At the same time, Newberry changed his lifestyle. After spending years as a certified party guy, Newberry is sober and inspired by his new horizons.
“I used to think that getting messed up and being drunk was where my inspiration came from,” he said. “It got to the point that I felt like I needed that stuff to write. I’m 39 now, and have been off everything and I’m good. I’m open. The energy is coming out, and these songs are coming out so fast. If I could stay up all night and just do this, I would. All of the stuff that I had to go through to get where I am now has humbled me. Now I’m writing more and it’s inspired me to write some more upbeat stuff. It’s even opened up doors where I am writing about all kinds of stuff. [The drugs and alcohol] are not good. It’s not a way to live.”

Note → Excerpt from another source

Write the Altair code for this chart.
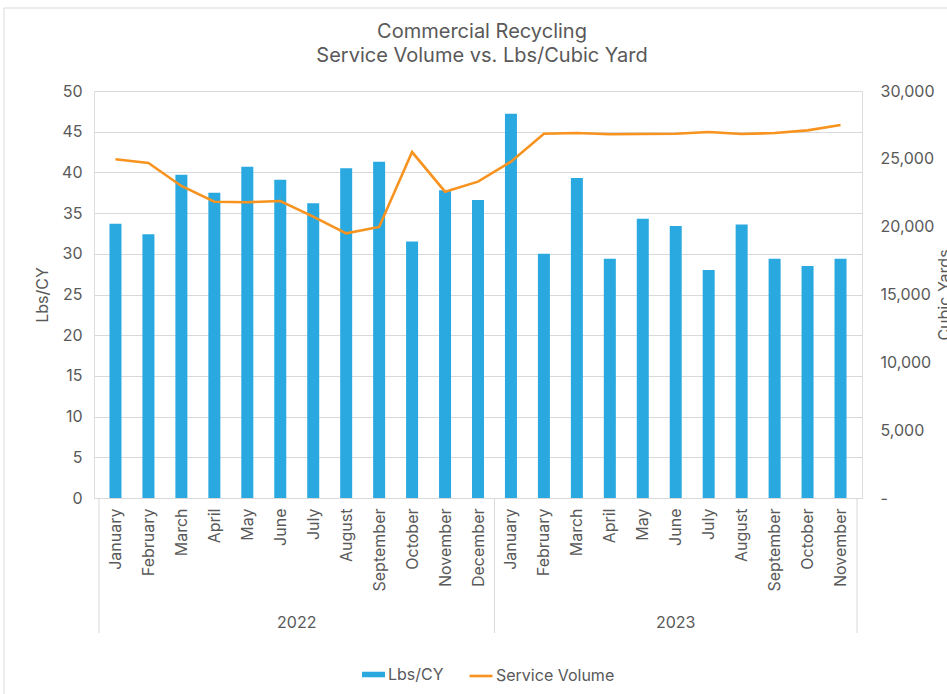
import altair as alt
import pandas as pd

months = ["January", "February", "March", "April", "May", "June", "July", "August",
          "September", "October", "November", "December",
          "January", "February", "March", "April", "May", "June", "July", "August",
          "September", "October", "November"]
years = ["2022"] * 12 + ["2023"] * 11
lbs_cy = [33.7, 32.4, 39.7, 37.5, 40.7, 39.1, 36.2, 40.5, 41.3, 31.5, 37.8, 36.6,
          47.2, 30.0, 39.3, 29.4, 34.3, 33.4, 28.0, 33.6, 29.4, 28.5, 29.4]
service_volume = [24970, 24690, 23000, 21840, 21800, 21890, 20740, 19510, 19980, 25500, 22580, 23320,
                  24790, 26850, 26900, 26810, 26830, 26850, 26980, 26830, 26900, 27100, 27490]
year_labels = ["2022", "2023"]
year_centers = [5.5, 17.0]
separators = [-0.5, 11.5, 22.5]
title_lines = "Commercial Recycling\nService Volume vs. Lbs/Cubic Yard"

df = pd.DataFrame({
    "idx": list(range(len(months))),
    "month": months,
    "year": years,
    "Lbs/CY": lbs_cy,
    "Service Volume": service_volume,
    "bar_series": ["Lbs/CY"] * len(months),
    "line_series": ["Service Volume"] * len(months),
})
yr_df = pd.DataFrame({"x": year_centers, "label": year_labels})
sep_df = pd.DataFrame({"x": separators})

FONT = "Inter"
TXT = "#595959"
BLUE = "#29A9E0"
ORANGE = "#F7931E"
GRID = "#D9D9D9"
W, H = 768, 407

month_expr = "[" + ",".join(f"'{m}'" for m in months) + "][datum.value]"

xscale = alt.Scale(domain=[-0.5, 22.5], nice=False, zero=False)
xaxis = alt.Axis(values=list(range(23)), labelExpr=month_expr, labelAngle=270,
                 labelFontSize=16, labelColor=TXT, labelFont=FONT, ticks=False,
                 grid=False, domainColor=GRID, labelPadding=10, title=None,
                 labelOverlap=False, labelBound=False, labelFlush=False)


def xenc(field):
    return alt.X(field, scale=xscale, axis=xaxis)


bars = alt.Chart(df).mark_bar(size=12).encode(
    x=xenc("idx:Q"),
    y=alt.Y("Lbs/CY:Q", scale=alt.Scale(domain=[0, 50], nice=False),
            axis=alt.Axis(values=list(range(0, 51, 5)), title="Lbs/CY", titleFont=FONT,
                          titleFontSize=16, titleFontWeight="normal", titleColor=TXT,
                          labelFont=FONT, labelFontSize=16, labelColor=TXT, ticks=False,
                          domain=False, gridColor=GRID, labelPadding=12, titlePadding=11)),
    color=alt.Color("bar_series:N", scale=alt.Scale(domain=["Lbs/CY"], range=[BLUE]),
                    legend=alt.Legend(title=None, orient="none", legendX=268, legendY=572,
                                      symbolType="M-1,-0.24H1V0.24H-1Z", symbolSize=529,
                                      symbolStrokeWidth=0, labelFont=FONT, labelFontSize=16,
                                      labelColor=TXT, labelOffset=3, padding=0)),
)

line = alt.Chart(df).mark_line(strokeWidth=2.6).encode(
    x=xenc("idx:Q"),
    y=alt.Y("Service Volume:Q", scale=alt.Scale(domain=[0, 30000], nice=False),
            axis=alt.Axis(orient="right", values=list(range(0, 30001, 5000)),
                          labelExpr="datum.value == 0 ? '-' : format(datum.value, ',')",
                          title="Cubic Yards", titleFont=FONT, titleFontSize=16,
                          titleFontWeight="normal", titleColor=TXT, titleAngle=270,
                          labelFont=FONT, labelFontSize=16, labelColor=TXT, ticks=False,
                          domain=False, grid=False, labelPadding=18, titlePadding=18)),
    stroke=alt.Stroke("line_series:N", scale=alt.Scale(domain=["Service Volume"], range=[ORANGE]),
                      legend=alt.Legend(title=None, orient="none", legendX=374, legendY=572,
                                        symbolType="stroke", symbolSize=529,
                                        symbolStrokeWidth=2.6, labelFont=FONT, labelFontSize=16,
                                        labelColor=TXT, labelOffset=2, padding=0)),
)

seps = alt.Chart(sep_df).mark_rule(color=GRID, strokeWidth=1).encode(
    x=xenc("x:Q"),
    y=alt.value(H),
    y2=alt.value(H + 135),
)

yr_text = alt.Chart(yr_df).mark_text(font=FONT, fontSize=16, color=TXT).encode(
    x=xenc("x:Q"),
    y=alt.value(H + 125),
    text="label:N",
)

title_mark = alt.Chart(pd.DataFrame({"t": [title_lines]})).mark_text(
    font=FONT, fontSize=20, color=TXT, baseline="top", align="center",
    lineBreak="\n", lineHeight=24
).encode(x=alt.value(W / 2 + 4), y=alt.value(-69), text="t:N")

border = alt.Chart(pd.DataFrame({"k": [0]})).mark_rule(color=GRID, strokeWidth=1).encode(
    x=alt.value(-90), x2=alt.value(W + 90), y=alt.value(-83)
)
border2 = alt.Chart(pd.DataFrame({"k": [0]})).mark_rule(color=GRID, strokeWidth=1).encode(
    x=alt.value(-90), y=alt.value(-83), y2=alt.value(H + 200)
)

chart = alt.layer(bars, line, seps, yr_text, title_mark, border, border2).resolve_scale(
    y="independent", color="independent", stroke="independent"
).properties(
    width=W, height=H,
    autosize=alt.AutoSizeParams(type="none"),
    padding={"left": 94, "top": 91, "right": 85, "bottom": 196},
).configure_view(stroke=None).configure(background="white")

chart.save("out.html", embed_options={"renderer": "svg", "actions": False})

Newberry’s choice to record on cassette tape was an obvious one. Like many musicians of his generation, he grew up listening to tapes and using them to record quickly and affordably.
“Tape happens to be a source that I like,” he explained. “I think it sounds good, I think it’s cool, and I think it’s personal. It’s like writing a letter. There’s something about that mix-tape feeling that feels incredibly personal. As an underground artist, I want to keep it grimy and offer something cheap for people who don’t have a lot of money.”
These personalized tapes are to Newberry what commissioned works are to a painter. Indeed, he was inspired by watching his partner, visual artist Margot Audler, sell her paintings.
“Something clicked in my head and I thought, ‘What if a cassette was like a painting? People could tell me what they want me to write about.’ The idea was like a blessing. People tell me what they want the songs to be about, then, I just take a few random words they give me and I build a 90-minute album around that. Some of it’s experimental, some of it’s really crazy, and some of it’s really tight.”
True to the concept that each tape is absolutely unique, like a painting, Newberry doesn’t backup or archive anything. Once the tape is handed over to the now-dedicated fan, the artist might never see or hear it again.